When asked about the funding being paused, a White House spokesperson referred CNN to reporting by the Daily Caller indicating $210 million to Princeton will be impacted while the administration investigates antisemitism on campus.
A spokesperson for Princeton University referred CNN to Eisgruber’s statement when asked for comment on the antisemitism claims by the federal government. The Defense Department declined to comment. CNN has reached out to NASA for comment.
Princeton is the latest Ivy League school to face funding halts or cuts since President Donald Trump took office. Last month, his administration first canceled $400 million to Columbia University over antisemitism on campus, paused $175 million in federal funding to the University of Pennsylvania and placed more than $9 billion in contracts and grants under review at Harvard University as part of its investigation into antisemitism on campus.
The university is one of more than 50 schools being investigated by the Department of Education for alleged violations “relating to antisemitic harassment and discrimination.” However, Princeton was not part of the list of 10 schools that the investigatory committee said it would visit as part of its investigation. Those 10 schools include Columbia, Harvard, Johns Hopkins University, NYU, Northwestern, UCLA and UC Berkeley.
The Anti-Defamation League’s most recent report card on US colleges’ efforts to combat antisemitism gave Princeton a D, saying it had a deficient approach.
The Department of Education initiated a Title IV review of Princeton in January 2024 after Zachary Marschall, editor-in-chief of the conservative website Campus Reform, submitted an antisemitism complaint, citing instances in which protesters called for an “intifada” and chanted “Brick by brick, wall by wall, apartheid has got to fall.” Marschall is not affiliated with the university.
According to the Department of Education’s database on Title IV complaints, Marschall’s is the only Title IV discrimination complaint open at the university.
Antisemitism “does not dominate” Jewish life at Princeton the way the “adminstration might suggest,” Rabbi Gil Steinlauf, executive director of Princeton’s Center for Jewish Life, told CNN, adding “extremist thinking is largely marginalized.”
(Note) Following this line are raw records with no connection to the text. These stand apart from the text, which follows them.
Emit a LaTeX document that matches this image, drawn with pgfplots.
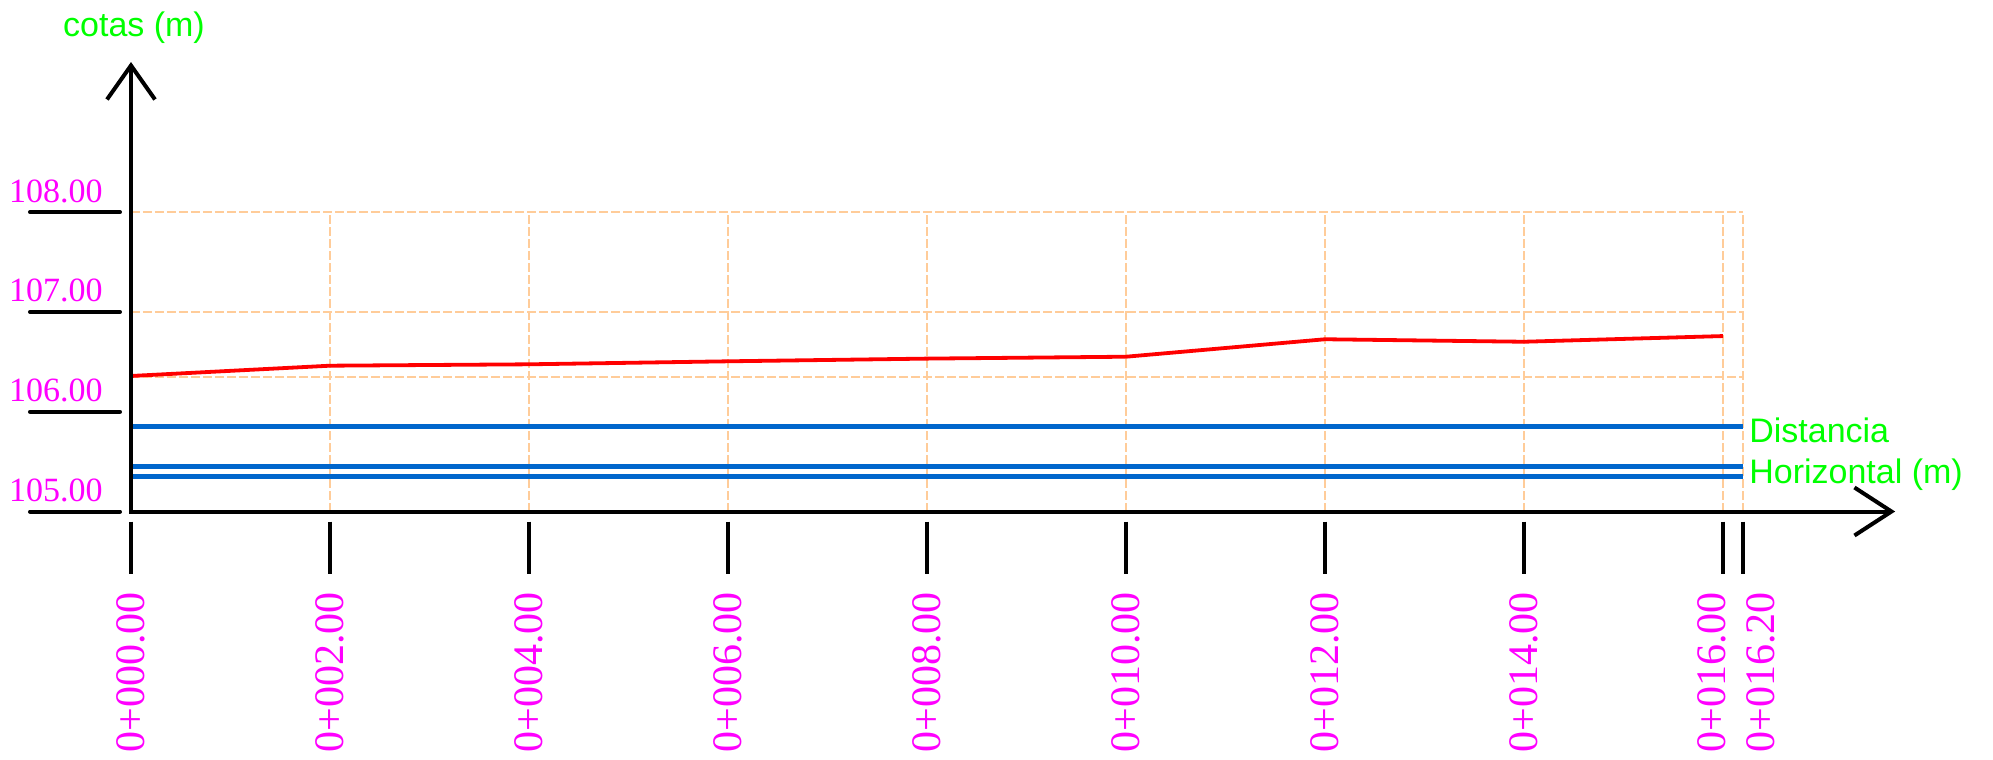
\documentclass[border=0pt]{standalone}
\usepackage{pgfplots}
\pgfplotsset{compat=1.18}
\usepackage{fontspec}
\setmainfont{Liberation Serif}
\newfontfamily\sansf{Liberation Sans}
\usetikzlibrary{arrows.meta}
\definecolor{gridc}{RGB}{255,204,153}
\definecolor{magc}{RGB}{255,0,255}
\definecolor{greenc}{RGB}{0,255,0}
\definecolor{bluec}{RGB}{0,102,204}
\definecolor{redc}{RGB}{255,0,0}

\newcommand{\mytick}[3]{%
  \draw[line width=2.2pt] ([yshift=-5pt]axis cs:#1,105) -- ([yshift=-31pt]axis cs:#1,105);
  \node[rotate=90, anchor=east, inner sep=0pt, text=magc, font=\fontsize{21pt}{24pt}\selectfont]
    at ([xshift=#3, yshift=-40.25pt]axis cs:#1,105) {#2};
}

\begin{document}
\begin{tikzpicture}
\path[use as bounding box] (0,0) rectangle (996.5pt,-380pt);
\begin{axis}[
  at={(65.5pt,-255.75pt)}, anchor=south west,
  x=49.75pt, y=49.9pt,
  xmin=0, xmax=16.2, ymin=105, ymax=108,
  enlargelimits=false, hide axis, clip=false,
]
% grid
\pgfplotsinvokeforeach{2,4,6,8,10,12,14,16,16.2}{
  \draw[gridc, line width=0.85pt, dash pattern=on 4.5pt off 1.5pt] (axis cs:#1,105) -- (axis cs:#1,108);
}
\pgfplotsinvokeforeach{106.351,107,108}{
  \draw[gridc, line width=0.85pt, dash pattern=on 4.5pt off 1.5pt] (axis cs:0,#1) -- (axis cs:16.2,#1);
}
% horizontal reference lines
\addplot[bluec, line width=2.2pt] coordinates {(0,105.851) (16.2,105.851)};
\addplot[bluec, line width=2.2pt] coordinates {(0,105.451) (16.2,105.451)};
\addplot[bluec, line width=2.2pt] coordinates {(0,105.351) (16.2,105.351)};
% terrain profile
\addplot[redc, line width=1.9pt] coordinates {
  (0,106.358) (2,106.461) (4,106.475) (6,106.505) (8,106.532)
  (10,106.551) (12,106.726) (14,106.701) (16,106.758)
};
% axes
\draw[line width=2pt, {Straight Barb[length=17pt,width=24pt]}-{Straight Barb[length=18.5pt,width=24pt]}]
  (axis cs:0,109.504) -- (axis cs:0,105) -- (axis cs:17.73,105);
% y ticks
\pgfplotsinvokeforeach{105,106,107,108}{
  \draw[line width=2pt, line cap=round] ([xshift=-50.5pt]axis cs:0,#1) -- ([xshift=-5.5pt]axis cs:0,#1);
  \node[anchor=base east, inner sep=0pt, text=magc, font=\fontsize{17pt}{20pt}\selectfont]
    at ([xshift=-14pt,yshift=5pt]axis cs:0,#1) {#1.00};
}
% x ticks
\mytick{0}{0+000.00}{0pt}
\mytick{2}{0+002.00}{0pt}
\mytick{4}{0+004.00}{0pt}
\mytick{6}{0+006.00}{0pt}
\mytick{8}{0+008.00}{0pt}
\mytick{10}{0+010.00}{0pt}
\mytick{12}{0+012.00}{0pt}
\mytick{14}{0+014.00}{0pt}
\mytick{16}{0+016.00}{-5.5pt}
\mytick{16.2}{0+016.20}{9pt}
% titles
\node[anchor=base, inner sep=0pt, text=greenc, font=\sansf\fontsize{17pt}{20pt}\selectfont]
  at ([xshift=1.5pt, yshift=237.75pt]axis cs:0,105) {cotas (m)};
\node[anchor=base west, inner sep=0pt, text=greenc, font=\sansf\fontsize{17pt}{20pt}\selectfont]
  at ([xshift=3pt, yshift=34.75pt]axis cs:16.2,105) {Distancia};
\node[anchor=base west, inner sep=0pt, text=greenc, font=\sansf\fontsize{17pt}{20pt}\selectfont]
  at ([xshift=3pt, yshift=14.25pt]axis cs:16.2,105) {Horizontal (m)};
\end{axis}
\end{tikzpicture}
\end{document}
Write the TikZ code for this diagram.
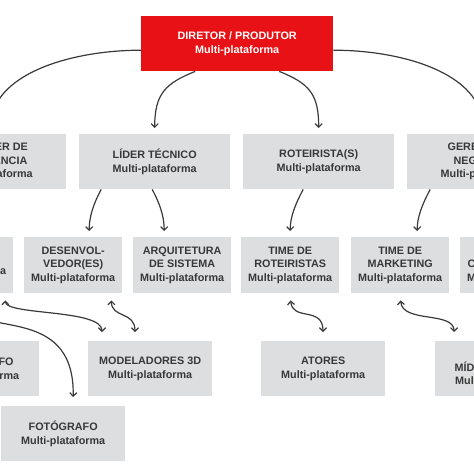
\documentclass[tikz,border=0pt]{standalone}
\usepackage{fontspec}
\setmainfont{Liberation Sans}
\usepackage{tikz}
\usetikzlibrary{arrows.meta}

\definecolor{cinza}{RGB}{220,222,223}
\definecolor{vermelho}{RGB}{232,18,22}
\definecolor{texto}{RGB}{56,56,56}
\definecolor{linha}{RGB}{58,58,58}

\tikzset{
	caixa/.style={fill=cinza, anchor=north west, inner sep=0pt, align=center, text=texto, font=\fontsize{10.8}{13.5}\selectfont\bfseries},
	chefe/.style={caixa, fill=vermelho, text=white, minimum width=192pt, minimum height=55pt},
	nivel2/.style={caixa, minimum width=151pt, minimum height=55pt},
	nivel3/.style={caixa, minimum width=98pt, minimum height=56pt},
	nivel4/.style={caixa, minimum width=124pt, minimum height=55pt},
	seta/.style={draw=linha, line width=1.2pt, -{Straight Barb[length=3.5pt,width=7pt]}, shorten >=6pt},
	dupla/.style={draw=linha, line width=1.2pt, {Straight Barb[length=3.5pt,width=7pt]}-{Straight Barb[length=3.5pt,width=7pt]}, shorten <=7pt, shorten >=9pt}
}

\begin{document}
\begin{tikzpicture}[x=1pt,y=-1pt]
	\useasboundingbox (0,0) rectangle (474,474);
	\clip (0,0) rectangle (474,474);
	\fill[white] (0,0) rectangle (474,474);
	\node[chefe] (dir) at (141,16) {DIRETOR / PRODUTOR\\Multi-plataforma};
	\node[nivel2] (exp) at (-85,134) {DESIGNER DE\\EXPERIÊNCIA\\Multi-plataforma};
	\node[nivel2] (lider) at (79,134) {LÍDER TÉCNICO\\Multi-plataforma};
	\node[nivel2] (rot) at (243,134) {ROTEIRISTA(S)\\Multi-plataforma};
	\node[nivel2] (ger) at (407,134) {GERENTE DE\\NEGÓCIOS\\Multi-plataforma};
	\node[nivel3] (b) at (-85,237) {DESIGNER\\Multi-plataforma};
	\node[nivel3] (des) at (24,237) {DESENVOL-\\VEDOR(ES)\\Multi-plataforma};
	\node[nivel3] (arq) at (133,237) {ARQUITETURA\\DE SISTEMA\\Multi-plataforma};
	\node[nivel3] (trot) at (241,237) {TIME DE\\ROTEIRISTAS\\Multi-plataforma};
	\node[nivel3] (tmkt) at (351,237) {TIME DE\\MARKETING\\Multi-plataforma};
	\node[nivel3] (tcom) at (460,237) {TIME DE\\COMUNICAÇÃO\\Multi-plataforma};
	\node[nivel4] (vid) at (-85,341) {VIDEÓGRAFO\\Multi-plataforma};
	\node[nivel4] (mod) at (88,341) {MODELADORES 3D\\Multi-plataforma};
	\node[nivel4] (ato) at (261,341) {ATORES\\Multi-plataforma};
	\node[nivel4] (mid) at (435,341) {EQUIPE\\MÍDIAS SOCIAIS\\Multi-plataforma};
	\node[nivel4] (fot) at (1,406) {FOTÓGRAFO\\Multi-plataforma};
	\draw[seta] ([yshift=-6.5pt]dir.west) .. controls +(-70,0) and +(0,-60) .. (exp.north);
	\draw[seta] ([xshift=-42pt]dir.south) .. controls +(-30,12) and +(0,-40) .. (lider.north);
	\draw[seta] ([xshift=42pt]dir.south) .. controls +(30,12) and +(0,-40) .. (rot.north);
	\draw[seta] ([yshift=-6.5pt]dir.east) .. controls +(70,0) and +(0,-60) .. (ger.north);
	\draw[seta] ([xshift=-53.5pt]lider.south) .. controls +(-8,15) and +(0,-20) .. ([xshift=16pt]des.north);
	\draw[seta] ([xshift=-2.5pt]lider.south) .. controls +(8,15) and +(0,-20) .. ([xshift=-18pt]arq.north);
	\draw[seta] ([xshift=-15.5pt]rot.south) .. controls +(-8,15) and +(0,-20) .. (trot.north);
	\draw[seta] ([xshift=-52.5pt]ger.south) .. controls +(-8,15) and +(0,-20) .. ([xshift=17pt]tmkt.north);
	\draw[dupla] ([xshift=-8pt]b.south east) .. controls +(0,22) and +(0,-32) .. ([xshift=14pt]mod.north west);
	\draw[dupla] ([xshift=-11pt]des.south east) .. controls +(0,25) and +(0,-30) .. ([xshift=47pt]mod.north west);
	\draw[dupla] ([xshift=-48pt]b.south east) .. controls +(5,47) and +(2,-106) .. ([xshift=72pt]fot.north west);
	\draw[dupla] (trot.south) .. controls +(2,28) and +(0,-35) .. ([xshift=62pt]ato.north west);
	\draw[dupla] (tmkt.south) .. controls +(2,30) and +(0,-30) .. ([xshift=19pt]mid.north west);
\end{tikzpicture}
\end{document}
“I think there are other universities where perhaps there is a much more pointed experience of antisemitism,” Steinlauf said. “There are other universities, perhaps, where Jewish students might report feeling physically unsafe. That doesn’t exist here on this campus.”
According to Steinlauf, Eisgruber and other Princeton leaders have worked with the Jewish community since the October 7, 2023, Hamas attacks on Israel to make sure all students felt safe and included. He cites Eisgruber’s attendance at the dedication of a new Jewish dining pavillion Monday night, hours before the letter to the community on the suspension of funding.
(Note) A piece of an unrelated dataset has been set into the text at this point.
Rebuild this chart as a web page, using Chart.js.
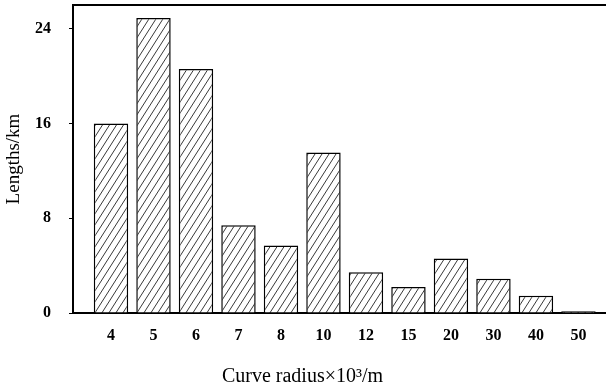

“The reason why (extremist thinking) is largely marginalized has to do with incredibly strong support from President Eisgruber and everyone in the university administration who stands strongly and solidly behind the Jewish community on this campus,” Steinlauf said.
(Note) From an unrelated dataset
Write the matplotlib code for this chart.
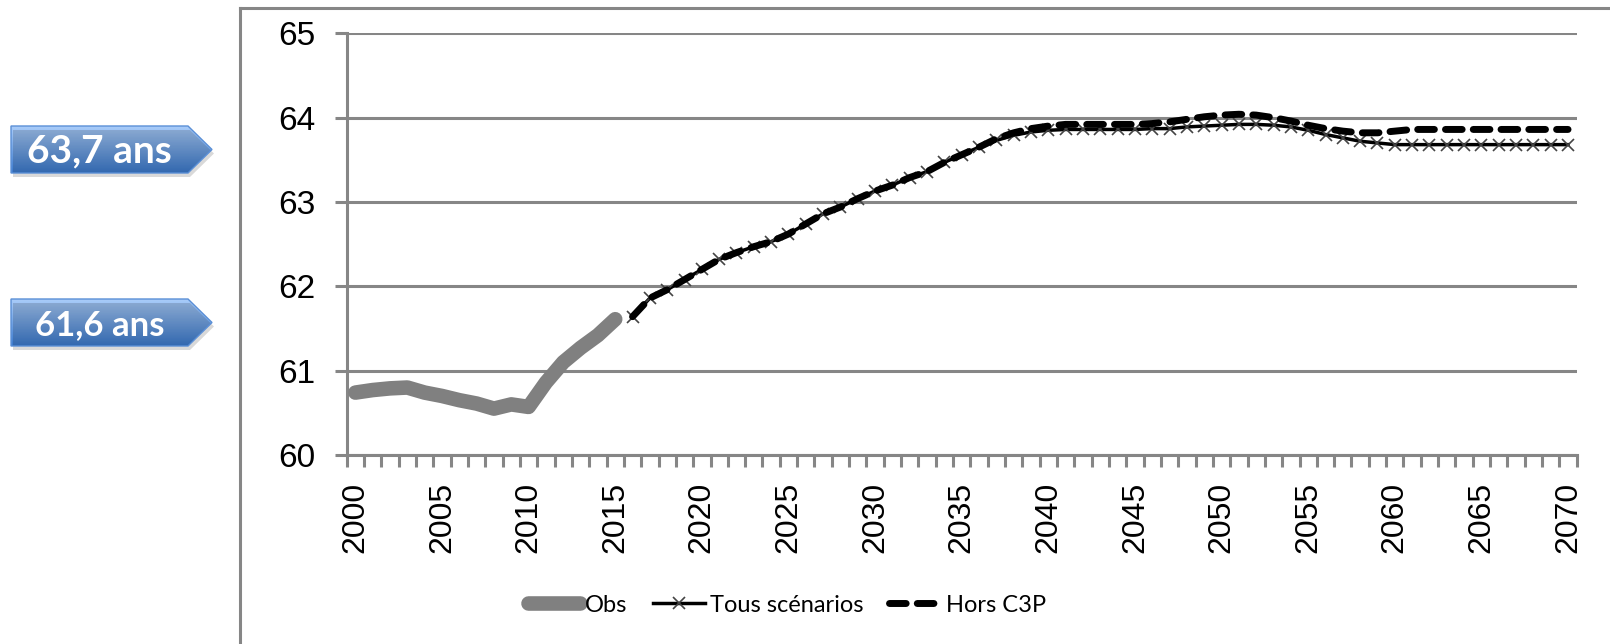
import numpy as np
import matplotlib
matplotlib.use("Agg")
import matplotlib.pyplot as plt
from matplotlib import font_manager
from matplotlib.patches import Polygon
from matplotlib.lines import Line2D
from matplotlib.colors import LinearSegmentedColormap

# Données : âge moyen de départ à la retraite
annees_obs = list(range(2000, 2016))
obs = [60.74, 60.77, 60.79, 60.80, 60.74, 60.70, 60.65, 60.61,
       60.55, 60.60, 60.57, 60.86, 61.10, 61.27, 61.42, 61.61]

annees_proj = list(range(2016, 2071))
tous_scenarios = [61.64, 61.86, 61.96, 62.08, 62.20, 62.32, 62.40, 62.47, 62.53, 62.62,
                  62.74, 62.86, 62.94, 63.04, 63.13, 63.20, 63.29, 63.36, 63.47, 63.56,
                  63.65, 63.73, 63.79, 63.83, 63.85, 63.86, 63.86, 63.86, 63.86, 63.86,
                  63.87, 63.87, 63.89, 63.90, 63.91, 63.92, 63.92, 63.91, 63.89, 63.85,
                  63.80, 63.76, 63.72, 63.70, 63.68, 63.68, 63.68, 63.68, 63.68, 63.68,
                  63.68, 63.68, 63.68, 63.68, 63.68]
hors_c3p = [61.64, 61.86, 61.96, 62.08, 62.20, 62.32, 62.40, 62.47, 62.53, 62.62,
            62.74, 62.86, 62.94, 63.04, 63.13, 63.20, 63.29, 63.36, 63.47, 63.56,
            63.65, 63.75, 63.82, 63.87, 63.90, 63.92, 63.92, 63.92, 63.92, 63.92,
            63.93, 63.95, 63.98, 64.01, 64.03, 64.04, 64.03, 64.00, 63.96, 63.91,
            63.87, 63.84, 63.82, 63.82, 63.84, 63.86, 63.86, 63.86, 63.86, 63.86,
            63.86, 63.86, 63.86, 63.86, 63.86]

noms_series = ["Obs", "Tous scénarios", "Hors C3P"]
graduations_y = [60, 61, 62, 63, 64, 65]
graduations_x = list(range(2000, 2071, 5))


def police(noms):
    # première police installée de la liste
    for nom in noms:
        try:
            font_manager.findfont(font_manager.FontProperties(family=nom), fallback_to_default=False)
            return nom
        except ValueError:
            continue
    return "DejaVu Sans"


police_axes = police(["Liberation Sans", "Arial"])
police_legende = police(["Liberation Sans Narrow", "Lato"])
taille_legende = 18 if police_legende == "Liberation Sans Narrow" else 17
police_fleche = police(["Lato", "Liberation Sans"])

GRIS = "#868686"
W, H = 1610, 644

fig = plt.figure(figsize=(W / 100, H / 100), dpi=100)
ax = fig.add_axes([346.7 / W, 1 - 455 / H, 1230 / W, 421.7 / H])

ax.plot(annees_obs, obs, color="#808080", lw=10.5, solid_capstyle="round",
        solid_joinstyle="round", label=noms_series[0], zorder=3)
ax.plot(annees_proj, tous_scenarios, color="black", lw=2.5, marker="x", ms=9,
        mec="#444444", mew=1.2, label=noms_series[1], zorder=4)
ax.plot(annees_proj, hors_c3p, color="black", lw=5, dashes=(2.4, 1.6),
        dash_capstyle="round", label=noms_series[2], zorder=5)

ax.set_xlim(1999.5, 2070.5)
ax.set_ylim(60, 65)
ax.set_yticks(graduations_y)
ax.set_xticks(graduations_x)
ax.set_xticks(np.arange(1999.5, 2071, 1), minor=True)
ax.set_xticklabels([str(a) for a in graduations_x], rotation=90,
                   fontsize=23, family=police_axes)
ax.set_yticklabels([str(v) for v in graduations_y], fontsize=24, family=police_axes)

ax.yaxis.grid(True, color=GRIS, lw=2.2)
ax.set_axisbelow(True)
for cote in ["top", "right"]:
    ax.spines[cote].set_visible(False)
for cote in ["left", "bottom"]:
    ax.spines[cote].set_color(GRIS)
    ax.spines[cote].set_linewidth(2.2)
ax.tick_params(axis="x", which="major", length=0, pad=19)
ax.tick_params(axis="x", which="minor", length=8.6, width=2.2, color=GRIS, direction="out")
ax.tick_params(axis="y", length=8.6, width=2.2, color=GRIS, pad=14)

# Légende sous le graphique
leg = fig.legend(loc="center left", bbox_to_anchor=(528 / W, 1 - 605 / H), ncol=3,
                 frameon=False, borderpad=0, borderaxespad=0, handlelength=2.2,
                 handletextpad=0.2, columnspacing=1.1,
                 prop={"family": police_legende, "size": taille_legende})

# Cadre de la zone de graphique
fig.add_artist(Line2D([240 / W, 240 / W], [0, 1 - 8 / H], color=GRIS, lw=2.2))
fig.add_artist(Line2D([240 / W, 1], [1 - 8 / H, 1 - 8 / H], color=GRIS, lw=2.2))

# Flèches bleues avec les valeurs
ov = fig.add_axes([0, 0, 1, 1])
ov.patch.set_visible(False)
ov.axis("off")
degrade = LinearSegmentedColormap.from_list("bleu", ["#a9ccf9", "#3c7bcf"])


def fleche(texte, taille, x0, x1, xpointe, yhaut, ybas):
    ymil = (yhaut + ybas) / 2
    pts = [(x0, H - yhaut), (x1, H - yhaut), (xpointe, H - ymil), (x1, H - ybas), (x0, H - ybas)]
    ombre = Polygon([(x + 2, y - 4) for x, y in pts], closed=True, facecolor="black",
                    alpha=0.15, edgecolor="none")
    ov.add_patch(ombre)
    forme = Polygon(pts, closed=True, facecolor="none", edgecolor="#5b8fd6", lw=1)
    ov.add_patch(forme)
    im = ov.imshow(np.linspace(0, 1, 100).reshape(-1, 1), cmap=degrade, aspect="auto",
                   extent=(x0, xpointe, H - ybas, H - yhaut), origin="upper")
    im.set_clip_path(forme)
    ov.text((x0 + x1) / 2, H - (ymil + 13), texte, color="white", fontweight="bold",
            fontsize=taille, ha="center", va="baseline", family=police_fleche)


fleche(f"{tous_scenarios[-1]:.1f}".replace(".", ",") + " ans", 28, 11, 188, 212, 126, 173)
fleche(f"{obs[-1]:.1f}".replace(".", ",") + " ans", 25, 11, 188, 212, 299, 346)
ov.set_xlim(0, W)
ov.set_ylim(0, H)

fig.savefig("out.png", dpi=100)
Eisgruber, who took office in 2013, also recently penned a column in The Atlantic describing the Trump administration’s actions against Columbia University as an attack on freedom and “presenting the greatest threat to American universities since the Red Scare of the 1950s.”
While the university did not disclose the total amount of funding impacted, Princeton has received hundreds of millions in government grants and contracts.
During the 2023-2024 fiscal year, Princeton received more than $455 million from government grants and contracts, according to the latest financial report published by the university.
Before Tuesday’s announcement, Princeton appears to have been anticipating funding changes.
In a March 19 memo to faculty, Princeton Provost Jennifer Rexford announced a hiring freeze, saying the university’s leadership had been working on contingency plans for months “to help us protect our core mission of research, teaching, and service at a time of considerable uncertainty and risk.”
“Like many institutions of U.S. higher education, Princeton University’s operating model relies on a longstanding compact with the federal government, which partners with universities and colleges to produce research, training, and education for the benefit of the country and society. … That model is under profound stress now,” Rexford wrote.